En droit français, la production en justice d’un enregistrement réalisé à l’insu d’une personne (qu’il s’agisse d’un supérieur hiérarchique ou d’un autre salarié) est strictement encadrée, notamment lorsqu’il s’agit de conversations à caractère privé ou professionnel. Il s’agit en effet d’une atteinte à la vie privée susceptible d’être sanctionnée sur le plan civil et pénal. L’article 226-1 du Code pénal réprime le fait de volontairement porter atteinte à l’intimité de la vie privée d’autrui au moyen d’un procédé quelconque en captant, enregistrant ou transmettant, sans le consentement de leur auteur, des paroles prononcées à titre privé ou confidentiel.
Traditionnellement, la jurisprudence considérait qu’un enregistrement clandestin constituait un procédé déloyal, rendant irrecevable la preuve ainsi obtenue. Cependant, la jurisprudence la plus récente de la Cour de cassation, et notamment deux arrêts majeurs de décembre 2023 et juin 2024, a fait évoluer ce principe. Désormais, l’illicéité ou la déloyauté dans l’obtention ou la production d’un moyen de preuve ne conduit plus nécessairement à l’écarter du débat judiciaire.
Le juge doit mettre en balance le droit à la preuve et les droits antinomiques en présence, pour apprécier si la production de la preuve est indispensable à l’exercice de ce droit et si l’atteinte est strictement proportionnée au but poursuivi. Ainsi, la Cour de cassation a récemment validé la production par un salarié d’un enregistrement réalisé à l’insu de son employeur, après avoir constaté que cet enregistrement était indispensable pour faire reconnaître le caractère professionnel d’un accident du travail et la faute inexcusable de l’employeur, et que l’atteinte à la vie privée était strictement proportionnée au but poursuivi (Cass. 2e civ., 6 juin 2024, n° 22-11.736).
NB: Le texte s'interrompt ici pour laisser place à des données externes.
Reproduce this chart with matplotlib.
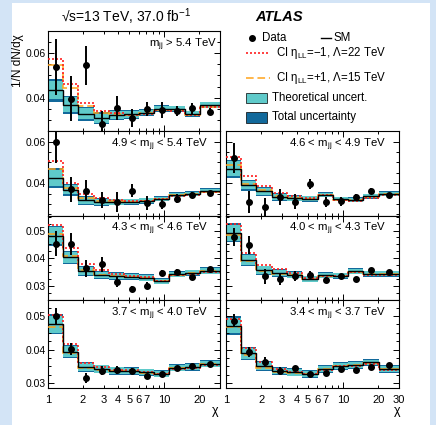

Dans votre cas, si vous souhaitez enregistrer votre supérieure hiérarchique lors d’un entretien faisant suite à une agression verbale que vous avez subie d’un autre agent, il faut distinguer deux situations :
  1. Enregistrement à titre préventif (avant tout contentieux) :
    • La réalisation de l’enregistrement sans le consentement de votre supérieure peut constituer une infraction pénale.
    • Il existe donc un risque juridique, même si la preuve pourrait, dans certains cas exceptionnels, être admise en justice si elle est jugée indispensable et strictement proportionnée au but poursuivi.
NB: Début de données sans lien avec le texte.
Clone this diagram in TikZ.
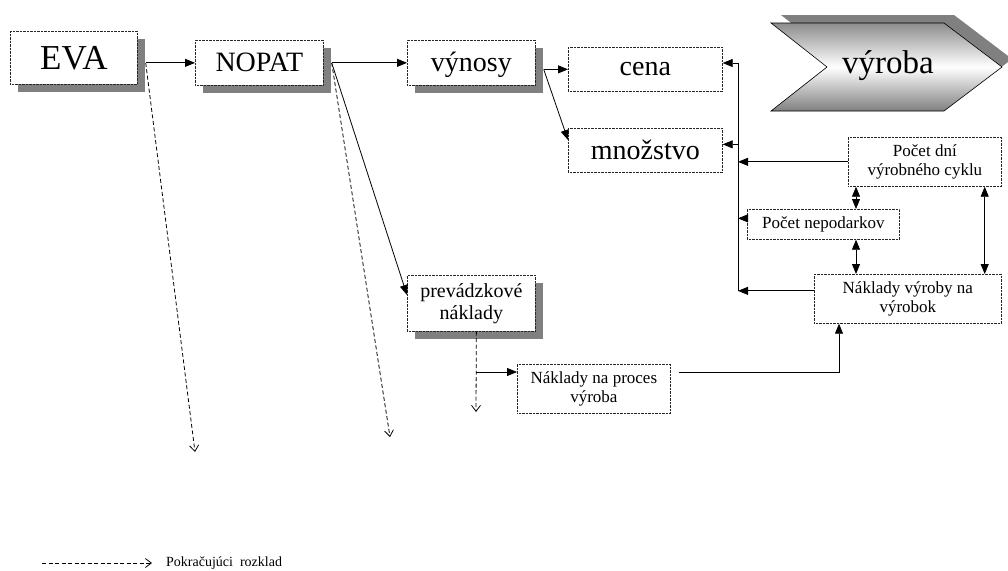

  2. Production de l’enregistrement en justice (au cours d’un contentieux) :
    • Si vous produisez cet enregistrement pour prouver des faits graves (par exemple, pour prouver le harcèlement moral, une agression verbale ou un manquement à l’obligation de sécurité de l’employeur), le juge devra apprécier :
      • Si la production est indispensable à l’exercice du droit à la preuve (c’est-à-dire qu’aucun autre moyen ne permet d’établir la réalité des faits).
      • Si l’atteinte à la vie privée de la supérieure est strictement proportionnée au but poursuivi (protéger votre santé, faire reconnaître vos droits, etc.).
    • Si ces conditions sont réunies, la jurisprudence actuelle admet que l’enregistrement puisse être retenu comme preuve.
Points de vigilance et recommandations
  • Il est fortement recommandé, avant toute initiative, d’envisager d’autres moyens de preuve moins attentatoires à la vie privée (témoignages, mails, attestations, etc.).
  • Si vous décidez d’enregistrer, gardez à l’esprit que la production de l’enregistrement ne sera admise en justice qu’en dernier recours, si elle est jugée indispensable et proportionnée.
  • Attention : la réalisation d’un enregistrement à l’insu d’autrui peut exposer à des sanctions pénales indépendamment de son usage en justice.
Conclusion
En résumé, il existe un risque juridique à enregistrer sans consentement votre supérieure hiérarchique lors d’un entretien, mais la jurisprudence la plus récente admet, dans des cas exceptionnels (notamment pour prouver une agression verbale ou des faits graves), que la preuve puisse être recevable si elle est indispensable et strictement proportionnée au but poursuivi. Le juge appréciera au cas par cas la recevabilité de l’enregistrement.